Bolsonaro e Guedes barganham com a fome da população mais vulnerável. E mentem. Não há qualquer entrave para sanção e imediata ordem de pagamento do auxílio aos informais.

Enquanto o Brasil cobrava a sanção imediata da Renda Básica Emergencial, aprovada com rapidez tanto na Câmara dos Deputados quanto no Senado, o ministro da economia, Paulo Guedes, colocava um entrave desnecessário ao auxílio que pode impedir que cerca de 25 milhões de brasileiros passem fome durante o período de isolamento.

Como o país acompanhou, o auxílio beneficia trabalhadores informais, MEI, autônomos, cuja renda tributável anual não tenha ultrapassado R$ 28.559 em 2019 e é de R$ 600, chegando a R$ 1200 para mães solo e famílias com dois trabalhadores informais. Trata-se da parcela mais vulnerável da população, alijada de direitos e segurança econômica.

Depois da pressão popular pela sanção presidencial, e com mais de 48 horas de atraso, Bolsonaro finalmente sancionou a lei.

Agora, um outro protagonista está funcionando como entrave ao pagamento do auxílio: Guedes.

Em entrevista coletiva, Guedes impôs como condição de pagamento da renda emergencial a aprovação da Proposta de Emenda à Constituição (PEC) do Orçamento de Guerra, para livrar o governo de cumprir regras fiscais.

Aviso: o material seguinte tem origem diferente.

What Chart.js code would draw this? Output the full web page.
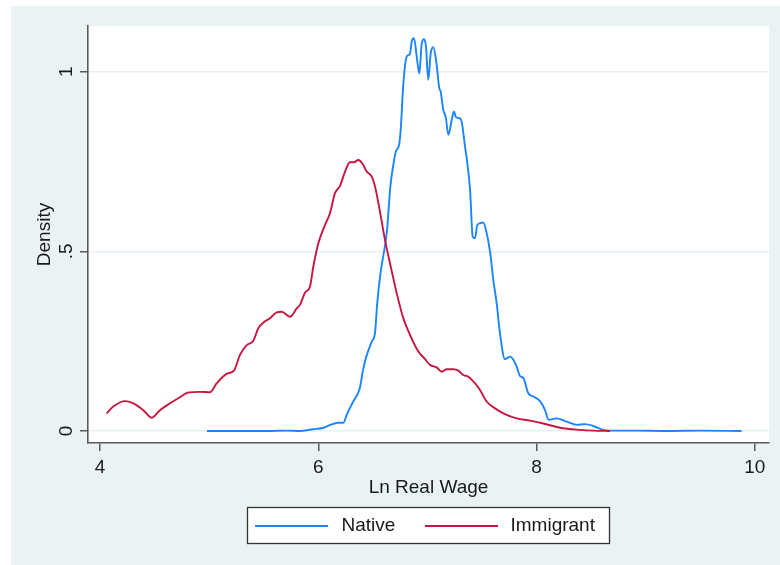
<!DOCTYPE html>
<html>
<head>
<meta charset="utf-8">
<script src="https://cdn.jsdelivr.net/npm/chart.js@4.4.1/dist/chart.umd.min.js"></script>
<style>
  html, body { margin: 0; padding: 0; background: #ffffff; }
  #wrap { width: 780px; height: 565px; }
</style>
</head>
<body>
<div id="wrap"><canvas id="densityChart" width="780" height="565"></canvas></div>
<script>
// kernel density of log real wage
const nativeX = [4.98, 5.13, 5.34, 5.53, 5.71, 5.83, 5.95, 6.05, 6.11, 6.18, 6.23, 6.26, 6.32, 6.38, 6.41, 6.44, 6.49, 6.52, 6.54, 6.57,
  6.63, 6.66, 6.69, 6.71, 6.74, 6.755, 6.78, 6.81, 6.84, 6.856, 6.877, 6.902, 6.926, 6.948, 6.969, 6.987, 7.008, 7.03, 7.054, 7.079,
  7.109, 7.122, 7.146, 7.168, 7.192, 7.223, 7.244, 7.262, 7.299, 7.314, 7.345, 7.366, 7.391, 7.415, 7.436, 7.457, 7.482, 7.512, 7.537, 7.574,
  7.604, 7.635, 7.665, 7.711, 7.757, 7.788, 7.818, 7.849, 7.88, 7.925, 7.971, 8.032, 8.078, 8.112, 8.185, 8.277, 8.368, 8.444, 8.52, 8.612,
  8.674, 8.9, 9.2, 9.5, 9.88]
const nativeY = [0, 0, 0, 0, 0.001, 0, 0.005, 0.009, 0.017, 0.023, 0.023, 0.045, 0.082, 0.119, 0.17, 0.207, 0.249, 0.274, 0.355, 0.439,
  0.559, 0.68, 0.745, 0.777, 0.796, 0.838, 0.968, 1.042, 1.049, 1.084, 1.093, 1.042, 0.995, 1.079, 1.09, 1.07, 0.977, 1.051, 1.068, 1.033,
  0.954, 0.944, 0.893, 0.873, 0.824, 0.866, 0.889, 0.873, 0.87, 0.861, 0.791, 0.745, 0.671, 0.541, 0.536, 0.573, 0.578, 0.58, 0.559, 0.499,
  0.42, 0.355, 0.272, 0.2, 0.207, 0.198, 0.179, 0.153, 0.147, 0.105, 0.096, 0.083, 0.058, 0.031, 0.035, 0.026, 0.017, 0.019, 0.014, 0.003,
  0.001, 0.001, 0, 0.001, 0]

const immigrantX = [4.06, 4.121, 4.228, 4.304, 4.396, 4.473, 4.549, 4.641, 4.732, 4.808, 4.916, 5.007, 5.069, 5.16, 5.227, 5.282, 5.344, 5.404, 5.45, 5.49,
  5.557, 5.619, 5.664, 5.741, 5.802, 5.832, 5.878, 5.924, 5.954, 6.0, 6.061, 6.107, 6.153, 6.199, 6.245, 6.29, 6.327, 6.367, 6.407, 6.443,
  6.49, 6.52, 6.551, 6.611, 6.657, 6.719, 6.779, 6.841, 6.917, 6.978, 7.024, 7.085, 7.131, 7.177, 7.238, 7.283, 7.329, 7.375, 7.436, 7.482,
  7.543, 7.62, 7.711, 7.818, 7.94, 8.062, 8.215, 8.399, 8.52, 8.674]
const immigrantY = [0.049, 0.068, 0.083, 0.077, 0.058, 0.037, 0.058, 0.077, 0.094, 0.107, 0.109, 0.108, 0.133, 0.159, 0.168, 0.212, 0.239, 0.251, 0.286, 0.3,
  0.314, 0.33, 0.332, 0.318, 0.341, 0.351, 0.385, 0.402, 0.457, 0.522, 0.573, 0.606, 0.662, 0.682, 0.722, 0.748, 0.748, 0.754, 0.743, 0.722,
  0.708, 0.68, 0.634, 0.532, 0.467, 0.383, 0.314, 0.267, 0.221, 0.2, 0.184, 0.177, 0.165, 0.172, 0.172, 0.168, 0.156, 0.151, 0.133, 0.114,
  0.082, 0.063, 0.047, 0.035, 0.029, 0.021, 0.009, 0.003, 0.001, 0]

const xTicks = [4, 6, 8, 10]
const yTicks = [0, 0.5, 1]
const yTickLabels = ['0', '.5', '1']

const FONT = '"Liberation Sans", Arial, sans-serif'
const INK = '#1a1a1a'
const AXIS = '#5a5a5a'
const REGION = '#eaf2f3'

Chart.defaults.font.family = FONT
Chart.defaults.color = INK

const toPoints = (xs, ys) => xs.map((x, i) => ({x: x, y: ys[i]}))

// stata-like graph region: light frame, white plot area
const regionBg = {
    id: 'regionBg',
    beforeDraw(chart) {
        const {ctx, chartArea: {top, bottom, left, right}} = chart
        ctx.save()
        ctx.fillStyle = '#ffffff'
        ctx.fillRect(0, 0, chart.width, chart.height)
        ctx.fillStyle = REGION
        ctx.fillRect(11, 6, chart.width - 11, chart.height - 6)
        ctx.fillStyle = '#ffffff'
        ctx.fillRect(left, top, right - left, bottom - top)
        ctx.restore()
    }
}

// boxed legend under the axis title
const boxLegend = {
    id: 'boxLegend',
    afterDraw(chart) {
        const ctx = chart.ctx
        const sets = chart.data.datasets
        ctx.save()
        ctx.fillStyle = '#ffffff'
        ctx.fillRect(247.5, 507.5, 362, 36)
        ctx.strokeStyle = '#333333'
        ctx.lineWidth = 1.3
        ctx.strokeRect(247.5, 507.5, 362, 36)
        const slots = [{line: 255, text: 341.5}, {line: 425, text: 510.5}]
        ctx.font = '19px ' + FONT
        ctx.textBaseline = 'middle'
        ctx.textAlign = 'left'
        sets.forEach((ds, i) => {
            const s = slots[i]
            ctx.strokeStyle = ds.borderColor
            ctx.lineWidth = 2
            ctx.beginPath()
            ctx.moveTo(s.line, 526)
            ctx.lineTo(s.line + 73, 526)
            ctx.stroke()
            ctx.fillStyle = INK
            ctx.fillText(ds.label, s.text, 526)
        })
        ctx.restore()
    }
}

const chart = new Chart(document.getElementById('densityChart'), {
    type: 'line',
    data: {
        datasets: [{
            label: 'Native',
            data: toPoints(nativeX, nativeY),
            borderColor: '#1a85ff',
            borderWidth: 1.9,
            pointRadius: 0,
            cubicInterpolationMode: 'monotone',
            fill: false,
            order: 2
        },
        {
            label: 'Immigrant',
            data: toPoints(immigrantX, immigrantY),
            borderColor: '#c8163f',
            borderWidth: 1.9,
            pointRadius: 0,
            cubicInterpolationMode: 'monotone',
            fill: false,
            order: 1
        }]
    },
    options: {
        responsive: false,
        animation: false,
        layout: {
            padding: {left: 0, top: 26, right: 11, bottom: 0}
        },
        plugins: {
            legend: {display: false},
            tooltip: {enabled: false}
        },
        scales: {
            x: {
                type: 'linear',
                min: 3.889,
                max: 10.131,
                afterBuildTicks(scale) {
                    scale.ticks = xTicks.map(v => ({value: v}))
                },
                afterFit(scale) {
                    scale.height = 122
                },
                ticks: {
                    autoSkip: false,
                    maxRotation: 0,
                    padding: 5,
                    color: INK,
                    font: {size: 19},
                    callback: v => String(v)
                },
                grid: {
                    drawOnChartArea: false,
                    drawTicks: true,
                    tickLength: 8,
                    tickColor: AXIS,
                    lineWidth: 1.5
                },
                border: {display: true, color: AXIS, width: 1.6},
                title: {
                    display: true,
                    text: 'Ln Real Wage',
                    color: INK,
                    font: {size: 19},
                    padding: {top: 0, bottom: 66}
                }
            },
            y: {
                type: 'linear',
                min: -0.0334,
                max: 1.127,
                afterBuildTicks(scale) {
                    scale.ticks = yTicks.map(v => ({value: v}))
                },
                afterFit(scale) {
                    scale.width = 88
                },
                ticks: {
                    autoSkip: false,
                    minRotation: 90,
                    maxRotation: 90,
                    crossAlign: 'center',
                    padding: 5,
                    color: INK,
                    font: {size: 19},
                    callback: (v, i) => yTickLabels[i]
                },
                grid: {
                    color: '#e6eff1',
                    lineWidth: 1.5,
                    drawTicks: true,
                    tickLength: 8,
                    tickColor: AXIS
                },
                border: {display: true, color: AXIS, width: 1.6},
                title: {
                    display: true,
                    text: 'Density',
                    color: INK,
                    font: {size: 19},
                    padding: {top: 33, bottom: 0}
                }
            }
        }
    },
    plugins: [regionBg, boxLegend]
})
</script>
</body>
</html>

Com isso, devolveu ao Congresso a responsabilidade do governo: “Se Maia aprovar em 24 horas uma PEC de emergência, o dinheiro sai em 24 horas”, declarou, com cinismo igualável somente ao do próprio chefe.

A PEC do orçamento de guerra dá poderes extraordinários ao comitê de gestão da crise para gerir o orçamento durante o estado de calamidade. É fundamental avaliar que o ministro da saúde, Henrique Mandetta, não apenas não integra o comitê, quanto se especula que o comitê foi elaborado justamente para diminuir o protagonismo de Mandetta na gestão da crise.

Maia chegou a sinalizar positivamente ao pedido de Guedes, mas quer garantir que o legislativo possa barrar atos do comitê.

Guedes, entretanto, não aceita. Quer poderes ilimitados para gestão do orçamento no período de crise. Isso significa dizer que teríamos um orçamento supostamente destinado ao combate do coronavírus, mas que não passa pelas mãos do ministro da saúde e nem se sujeita a controle pelo legislativo.

Em outras palavras: um voucher para corrupção.

Guedes faz piada: diz que dinheiro não cai do céu.

Entretanto, o governo federal liberou 203 bilhões de dinheiro público para os bancos, somente em março. Na ocasião, o presidente do Banco Central, Roberto Campos Neto, disse que estava “absolutamente tranquilo em relação ao que estamos atravessando” e que o “arsenal [do BC] é grande”.

Enquanto isso, o auxílio para informais, que foi calculado pelo próprio ministro da economia como tendo um impacto entre 60 a 80 bilhões no orçamento da União, é inviabilizado.

Isso por si só já seria suficiente para desmascarar a farsa da necessidade de uma PEC.

Mas não bastasse isso, o governo obteve decisão favorável do ministro Alexandre de Moraes, do Supremo Tribunal Federal (STF), que aceitou o pedido de supressão dos obstáculos impostos pela Lei de Responsabilidade Fiscal à expansão dos gastos públicos para conter a pandemia de Covid-19, em razão da decretação do estado de calamidade pública.

Bolsonaro e Guedes barganham com a fome da população mais vulnerável. E mentem. Não há qualquer entrave para imediata ordem de pagamento do auxílio aos informais.

Liana Cirne Lins é advogada, professora da Faculdade de Direito da UFPE, doutora em direito público, mestra em instituições jurídico- políticas e colunista da Revista Fórum, Mídia Ninja e Brasil 247.